Stated task
Starting with the first line of the data below, copy each line up to and including the one containing "y_ticks = [0, 500, 1000, 1500, 2000, 2500]". Pictures stay out.

Data
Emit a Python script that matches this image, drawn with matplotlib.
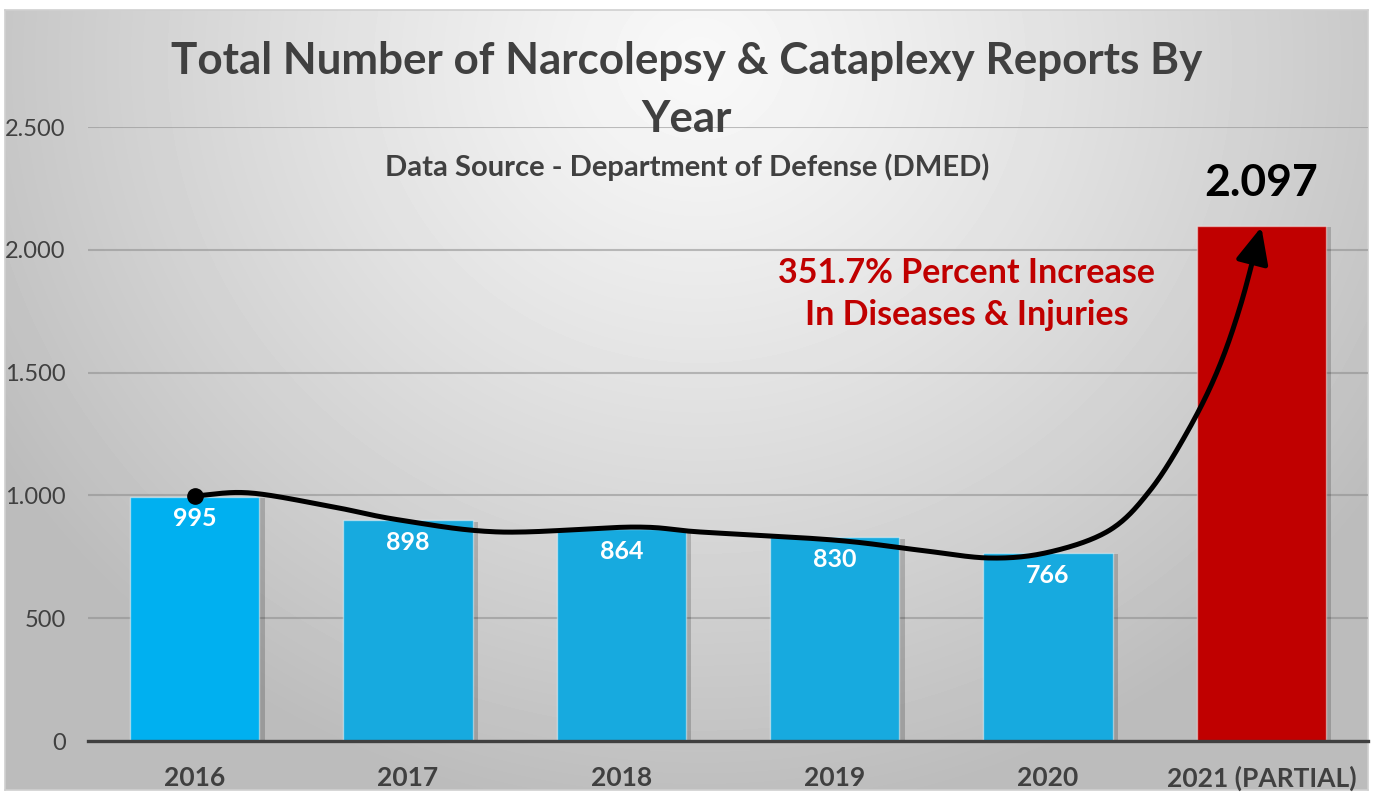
import numpy as np
import matplotlib
matplotlib.use("Agg")
import matplotlib.pyplot as plt
import matplotlib.patheffects as pe
from matplotlib.ticker import FuncFormatter

# データ
years = ["2016", "2017", "2018", "2019", "2020", "2021 (PARTIAL)"]
reports = [995, 898, 864, 830, 766, 2097]
bar_colors = ["#00B0F0", "#17AADF", "#17AADF", "#17AADF", "#17AADF", "#C00000"]
y_ticks = [0, 500, 1000, 1500, 2000, 2500]

title_line1 = "Total Number of Narcolepsy & Cataplexy Reports By"
title_line2 = "Year"
subtitle = "Data Source - Department of Defense (DMED)"
increase_text = "351.7% Percent Increase\nIn Diseases & Injuries"

# 手書き風の矢印の通過点 (データ座標)
arrow_x = [0.0, 0.26, 0.65, 0.96, 1.43, 2.06, 2.37, 3.0, 3.39, 3.73, 4.01, 4.29, 4.48, 4.65, 4.79, 4.90, 5.0]
arrow_y = [998, 1010, 953, 900, 851, 871, 851, 818, 778, 745, 770, 859, 1022, 1254, 1498, 1767, 2093]

plt.rcParams["font.family"] = ["Lato", "DejaVu Sans"]

W, H = 1374, 793
fig = plt.figure(figsize=(W / 100, H / 100), dpi=100)
fig.patch.set_facecolor("white")

# 背景のグラデーション
bx0, by0, bx1, by1 = 5, 10, 1368, 790
bg = fig.add_axes([bx0 / W, 1 - by1 / H, (bx1 - bx0) / W, (by1 - by0) / H], zorder=0)
gx, gy = np.meshgrid(np.linspace(bx0, bx1, 400), np.linspace(by0, by1, 240))
r = np.sqrt(((gx - 700) / 820) ** 2 + ((gy - 60) / 760) ** 2)
shade = 248 - 60 * np.clip(r, 0, 1) ** 1.2
bg.imshow(shade, cmap="gray", vmin=0, vmax=255, aspect="auto",
          extent=(0, 1, 0, 1), interpolation="bilinear")
bg.set_xticks([])
bg.set_yticks([])
for s in bg.spines.values():
    s.set_color("#D0D0D0")
    s.set_linewidth(1.2)

ax = fig.add_axes([88 / W, 1 - 741 / H, 1280 / W, 614 / H], zorder=1)
ax.patch.set_alpha(0)

x = np.arange(len(years))
bars = ax.bar(x, reports, width=0.605, color=bar_colors, zorder=3,
              edgecolor=(1, 1, 1, 0.45), linewidth=1.0)
for b in bars:
    b.set_path_effects([pe.SimplePatchShadow(offset=(4, -1), shadow_rgbFace="black", alpha=0.18),
                        pe.Normal()])

ax.set_xlim(-0.5, len(years) - 0.5)
ax.set_ylim(0, 2500)
ax.set_yticks(y_ticks)
ax.yaxis.set_major_formatter(FuncFormatter(lambda v, _: f"{int(v):,}".replace(",", ".")))
ax.grid(axis="y", color="#8C8C8C", alpha=0.55, linewidth=1.5, zorder=1)
ax.set_axisbelow(True)
for side in ["top", "right", "left"]:
    ax.spines[side].set_visible(False)
ax.spines["bottom"].set_color("#404040")
ax.spines["bottom"].set_linewidth(2.4)
ax.spines["bottom"].set_zorder(4)

ax.set_xticks(x)
ax.set_xticklabels(years, fontsize=19, fontweight="bold", color="#404040")
ax.tick_params(axis="x", length=0, pad=18)
ax.tick_params(axis="y", length=0, pad=16, labelsize=17, labelcolor="#404040")

# 棒のラベル
for xi, v in zip(x[:-1], reports[:-1]):
    ax.annotate(f"{v}", (xi, v), xytext=(0, -16), textcoords="offset points",
                ha="center", va="center", color="white", fontsize=18,
                fontweight="bold", zorder=6)
ax.annotate(f"{reports[-1]:,}".replace(",", "."), (x[-1], reports[-1]), xytext=(0, 31),
            textcoords="offset points", ha="center", va="center", color="black",
            fontsize=32, fontweight="bold", zorder=6)

# 曲線の矢印 (Catmull-Rom)
P = np.column_stack([arrow_x, arrow_y]).astype(float)
P = np.vstack([2 * P[0] - P[1], P, 2 * P[-1] - P[-2]])
curve = []
for i in range(1, len(P) - 2):
    p0, p1, p2, p3 = P[i - 1], P[i], P[i + 1], P[i + 2]
    for t in np.linspace(0, 1, 30, endpoint=False):
        t2, t3 = t * t, t * t * t
        pt = 0.5 * ((2 * p1) + (-p0 + p2) * t + (2 * p0 - 5 * p1 + 4 * p2 - p3) * t2
                    + (-p0 + 3 * p1 - 3 * p2 + p3) * t3)
        curve.append(pt)
curve.append(P[-2])
curve = np.array(curve)
cut = len(curve) - 12
ax.plot(curve[:cut + 1, 0], curve[:cut + 1, 1], color="black", lw=3.6,
        solid_capstyle="round", zorder=7, clip_on=False)
ax.annotate("", xy=curve[-1], xytext=curve[cut],
            arrowprops=dict(arrowstyle="-|>,head_length=1.1,head_width=0.5",
                            mutation_scale=20, lw=3.6, color="black",
                            shrinkA=0, shrinkB=0),
            zorder=7)
ax.plot([arrow_x[0]], [arrow_y[0]], "o", color="black", markersize=11, zorder=8)

# テキスト
ax.text(3.62, 1820, increase_text, ha="center", va="center", color="#C00000",
        fontsize=24.5, fontweight="bold", linespacing=1.42, zorder=6)
fig.text(687 / W, 1 - 61 / H, title_line1, ha="center", va="center",
         fontsize=31.7, fontweight="bold", color="#404040", zorder=5)
fig.text(687 / W, 1 - 119 / H, title_line2, ha="center", va="center",
         fontsize=31.7, fontweight="bold", color="#404040", zorder=5)
fig.text(687 / W, 1 - 167 / H, subtitle, ha="center", va="center",
         fontsize=21, fontweight="bold", color="#404040", zorder=5)

plt.savefig("out.png", dpi=100)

The completed task
Emit a Python script that matches this image, drawn with matplotlib.
import numpy as np
import matplotlib
matplotlib.use("Agg")
import matplotlib.pyplot as plt
import matplotlib.patheffects as pe
from matplotlib.ticker import FuncFormatter

# データ
years = ["2016", "2017", "2018", "2019", "2020", "2021 (PARTIAL)"]
reports = [995, 898, 864, 830, 766, 2097]
bar_colors = ["#00B0F0", "#17AADF", "#17AADF", "#17AADF", "#17AADF", "#C00000"]
y_ticks = [0, 500, 1000, 1500, 2000, 2500]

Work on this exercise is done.